→ **What this task involves**
Below is a listing; reproduce each line of it exactly.

→ **Data**
•••••

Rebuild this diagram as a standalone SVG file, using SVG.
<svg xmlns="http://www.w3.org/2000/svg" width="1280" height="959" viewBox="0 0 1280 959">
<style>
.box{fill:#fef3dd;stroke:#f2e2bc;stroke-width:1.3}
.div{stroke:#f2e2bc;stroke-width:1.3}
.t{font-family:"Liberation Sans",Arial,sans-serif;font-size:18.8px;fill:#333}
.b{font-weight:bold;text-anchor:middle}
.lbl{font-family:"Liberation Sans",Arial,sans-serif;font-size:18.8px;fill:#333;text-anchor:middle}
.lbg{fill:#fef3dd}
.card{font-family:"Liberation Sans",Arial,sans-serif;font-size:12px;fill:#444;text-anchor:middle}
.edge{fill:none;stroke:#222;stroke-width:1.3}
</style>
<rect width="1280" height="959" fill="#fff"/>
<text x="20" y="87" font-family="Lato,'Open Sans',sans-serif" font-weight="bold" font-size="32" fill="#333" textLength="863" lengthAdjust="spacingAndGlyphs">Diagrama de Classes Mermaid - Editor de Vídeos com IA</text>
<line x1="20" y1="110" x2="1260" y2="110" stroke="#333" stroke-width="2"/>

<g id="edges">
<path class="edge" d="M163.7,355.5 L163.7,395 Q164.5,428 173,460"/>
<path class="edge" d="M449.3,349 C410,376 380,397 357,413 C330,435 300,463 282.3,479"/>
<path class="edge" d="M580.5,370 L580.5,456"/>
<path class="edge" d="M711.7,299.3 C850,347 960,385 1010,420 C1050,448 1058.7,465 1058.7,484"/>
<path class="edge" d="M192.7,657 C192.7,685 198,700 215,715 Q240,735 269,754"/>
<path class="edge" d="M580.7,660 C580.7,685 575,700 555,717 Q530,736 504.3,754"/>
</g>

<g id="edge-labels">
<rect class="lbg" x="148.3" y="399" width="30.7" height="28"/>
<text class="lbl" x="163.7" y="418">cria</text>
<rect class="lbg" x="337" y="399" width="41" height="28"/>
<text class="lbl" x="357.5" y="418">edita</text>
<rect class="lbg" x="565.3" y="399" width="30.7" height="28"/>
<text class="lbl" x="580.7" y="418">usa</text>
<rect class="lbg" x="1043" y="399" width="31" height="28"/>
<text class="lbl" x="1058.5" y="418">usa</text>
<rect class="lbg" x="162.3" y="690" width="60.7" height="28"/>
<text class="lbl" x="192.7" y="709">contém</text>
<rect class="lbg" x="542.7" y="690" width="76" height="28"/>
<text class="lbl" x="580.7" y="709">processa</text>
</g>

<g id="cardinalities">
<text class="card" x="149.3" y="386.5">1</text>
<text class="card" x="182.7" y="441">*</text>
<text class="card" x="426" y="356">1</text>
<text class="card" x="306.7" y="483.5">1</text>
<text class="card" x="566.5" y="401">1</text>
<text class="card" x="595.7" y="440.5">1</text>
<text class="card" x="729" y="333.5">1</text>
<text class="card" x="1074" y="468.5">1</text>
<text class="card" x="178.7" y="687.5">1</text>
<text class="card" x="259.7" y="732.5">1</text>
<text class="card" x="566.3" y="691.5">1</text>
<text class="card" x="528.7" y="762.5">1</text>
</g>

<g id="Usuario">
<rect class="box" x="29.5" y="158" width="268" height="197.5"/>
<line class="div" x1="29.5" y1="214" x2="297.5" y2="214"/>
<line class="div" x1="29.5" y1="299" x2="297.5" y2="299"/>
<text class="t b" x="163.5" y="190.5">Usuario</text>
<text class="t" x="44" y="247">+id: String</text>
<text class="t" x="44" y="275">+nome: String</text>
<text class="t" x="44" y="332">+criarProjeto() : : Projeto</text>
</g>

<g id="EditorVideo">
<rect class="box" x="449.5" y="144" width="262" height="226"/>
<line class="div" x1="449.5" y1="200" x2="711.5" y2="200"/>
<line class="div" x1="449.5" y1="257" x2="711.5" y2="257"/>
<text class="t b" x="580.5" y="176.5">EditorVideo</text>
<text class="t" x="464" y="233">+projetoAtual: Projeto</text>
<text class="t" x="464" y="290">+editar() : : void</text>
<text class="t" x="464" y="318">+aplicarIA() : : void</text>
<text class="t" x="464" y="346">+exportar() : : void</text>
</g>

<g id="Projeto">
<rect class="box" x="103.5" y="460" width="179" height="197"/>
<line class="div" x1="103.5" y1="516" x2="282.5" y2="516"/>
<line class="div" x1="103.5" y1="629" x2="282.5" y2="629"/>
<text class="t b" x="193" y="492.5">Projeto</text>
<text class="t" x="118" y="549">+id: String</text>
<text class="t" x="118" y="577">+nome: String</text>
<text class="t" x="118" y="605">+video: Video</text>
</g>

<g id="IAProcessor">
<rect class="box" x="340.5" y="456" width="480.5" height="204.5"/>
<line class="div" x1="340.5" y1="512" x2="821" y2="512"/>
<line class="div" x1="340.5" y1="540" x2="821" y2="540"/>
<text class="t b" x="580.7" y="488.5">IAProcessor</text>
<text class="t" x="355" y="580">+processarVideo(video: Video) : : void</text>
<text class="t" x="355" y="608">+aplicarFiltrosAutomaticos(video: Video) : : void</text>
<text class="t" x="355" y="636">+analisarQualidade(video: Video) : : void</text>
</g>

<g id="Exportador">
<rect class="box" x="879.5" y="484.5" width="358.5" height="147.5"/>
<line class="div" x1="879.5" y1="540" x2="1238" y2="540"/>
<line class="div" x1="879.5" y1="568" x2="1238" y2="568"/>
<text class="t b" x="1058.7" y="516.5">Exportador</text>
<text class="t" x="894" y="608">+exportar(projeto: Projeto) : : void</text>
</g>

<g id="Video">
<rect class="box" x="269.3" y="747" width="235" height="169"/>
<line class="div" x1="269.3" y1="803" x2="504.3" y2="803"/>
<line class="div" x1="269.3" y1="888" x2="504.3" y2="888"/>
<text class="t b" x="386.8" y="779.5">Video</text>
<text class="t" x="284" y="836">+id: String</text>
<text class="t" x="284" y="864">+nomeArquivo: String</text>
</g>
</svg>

•••••

→ **Expected answer**
Rebuild this diagram as a standalone SVG file, using SVG.
<svg xmlns="http://www.w3.org/2000/svg" width="1280" height="959" viewBox="0 0 1280 959">
<style>
.box{fill:#fef3dd;stroke:#f2e2bc;stroke-width:1.3}
.div{stroke:#f2e2bc;stroke-width:1.3}
.t{font-family:"Liberation Sans",Arial,sans-serif;font-size:18.8px;fill:#333}
.b{font-weight:bold;text-anchor:middle}
.lbl{font-family:"Liberation Sans",Arial,sans-serif;font-size:18.8px;fill:#333;text-anchor:middle}
.lbg{fill:#fef3dd}
.card{font-family:"Liberation Sans",Arial,sans-serif;font-size:12px;fill:#444;text-anchor:middle}
.edge{fill:none;stroke:#222;stroke-width:1.3}
</style>
<rect width="1280" height="959" fill="#fff"/>
<text x="20" y="87" font-family="Lato,'Open Sans',sans-serif" font-weight="bold" font-size="32" fill="#333" textLength="863" lengthAdjust="spacingAndGlyphs">Diagrama de Classes Mermaid - Editor de Vídeos com IA</text>
<line x1="20" y1="110" x2="1260" y2="110" stroke="#333" stroke-width="2"/>

<g id="edges">
<path class="edge" d="M163.7,355.5 L163.7,395 Q164.5,428 173,460"/>
<path class="edge" d="M449.3,349 C410,376 380,397 357,413 C330,435 300,463 282.3,479"/>
<path class="edge" d="M580.5,370 L580.5,456"/>
<path class="edge" d="M711.7,299.3 C850,347 960,385 1010,420 C1050,448 1058.7,465 1058.7,484"/>
<path class="edge" d="M192.7,657 C192.7,685 198,700 215,715 Q240,735 269,754"/>
<path class="edge" d="M580.7,660 C580.7,685 575,700 555,717 Q530,736 504.3,754"/>
</g>

<g id="edge-labels">
<rect class="lbg" x="148.3" y="399" width="30.7" height="28"/>
<text class="lbl" x="163.7" y="418">cria</text>
<rect class="lbg" x="337" y="399" width="41" height="28"/>
<text class="lbl" x="357.5" y="418">edita</text>
<rect class="lbg" x="565.3" y="399" width="30.7" height="28"/>
<text class="lbl" x="580.7" y="418">usa</text>
<rect class="lbg" x="1043" y="399" width="31" height="28"/>
<text class="lbl" x="1058.5" y="418">usa</text>
<rect class="lbg" x="162.3" y="690" width="60.7" height="28"/>
<text class="lbl" x="192.7" y="709">contém</text>
<rect class="lbg" x="542.7" y="690" width="76" height="28"/>
<text class="lbl" x="580.7" y="709">processa</text>
</g>

<g id="cardinalities">
<text class="card" x="149.3" y="386.5">1</text>
<text class="card" x="182.7" y="441">*</text>
<text class="card" x="426" y="356">1</text>
<text class="card" x="306.7" y="483.5">1</text>
<text class="card" x="566.5" y="401">1</text>
<text class="card" x="595.7" y="440.5">1</text>
<text class="card" x="729" y="333.5">1</text>
<text class="card" x="1074" y="468.5">1</text>
<text class="card" x="178.7" y="687.5">1</text>
<text class="card" x="259.7" y="732.5">1</text>
<text class="card" x="566.3" y="691.5">1</text>
<text class="card" x="528.7" y="762.5">1</text>
</g>

<g id="Usuario">
<rect class="box" x="29.5" y="158" width="268" height="197.5"/>
<line class="div" x1="29.5" y1="214" x2="297.5" y2="214"/>
<line class="div" x1="29.5" y1="299" x2="297.5" y2="299"/>
<text class="t b" x="163.5" y="190.5">Usuario</text>
<text class="t" x="44" y="247">+id: String</text>
<text class="t" x="44" y="275">+nome: String</text>
<text class="t" x="44" y="332">+criarProjeto() : : Projeto</text>
</g>

<g id="EditorVideo">
<rect class="box" x="449.5" y="144" width="262" height="226"/>
<line class="div" x1="449.5" y1="200" x2="711.5" y2="200"/>
<line class="div" x1="449.5" y1="257" x2="711.5" y2="257"/>
<text class="t b" x="580.5" y="176.5">EditorVideo</text>
<text class="t" x="464" y="233">+projetoAtual: Projeto</text>
<text class="t" x="464" y="290">+editar() : : void</text>
<text class="t" x="464" y="318">+aplicarIA() : : void</text>
<text class="t" x="464" y="346">+exportar() : : void</text>
</g>

<g id="Projeto">
<rect class="box" x="103.5" y="460" width="179" height="197"/>
<line class="div" x1="103.5" y1="516" x2="282.5" y2="516"/>
<line class="div" x1="103.5" y1="629" x2="282.5" y2="629"/>
<text class="t b" x="193" y="492.5">Projeto</text>
<text class="t" x="118" y="549">+id: String</text>
<text class="t" x="118" y="577">+nome: String</text>
<text class="t" x="118" y="605">+video: Video</text>
</g>

<g id="IAProcessor">
<rect class="box" x="340.5" y="456" width="480.5" height="204.5"/>
<line class="div" x1="340.5" y1="512" x2="821" y2="512"/>
<line class="div" x1="340.5" y1="540" x2="821" y2="540"/>
<text class="t b" x="580.7" y="488.5">IAProcessor</text>
<text class="t" x="355" y="580">+processarVideo(video: Video) : : void</text>
<text class="t" x="355" y="608">+aplicarFiltrosAutomaticos(video: Video) : : void</text>
<text class="t" x="355" y="636">+analisarQualidade(video: Video) : : void</text>
</g>

<g id="Exportador">
<rect class="box" x="879.5" y="484.5" width="358.5" height="147.5"/>
<line class="div" x1="879.5" y1="540" x2="1238" y2="540"/>
<line class="div" x1="879.5" y1="568" x2="1238" y2="568"/>
<text class="t b" x="1058.7" y="516.5">Exportador</text>
<text class="t" x="894" y="608">+exportar(projeto: Projeto) : : void</text>
</g>

<g id="Video">
<rect class="box" x="269.3" y="747" width="235" height="169"/>
<line class="div" x1="269.3" y1="803" x2="504.3" y2="803"/>
<line class="div" x1="269.3" y1="888" x2="504.3" y2="888"/>
<text class="t b" x="386.8" y="779.5">Video</text>
<text class="t" x="284" y="836">+id: String</text>
<text class="t" x="284" y="864">+nomeArquivo: String</text>
</g>
</svg>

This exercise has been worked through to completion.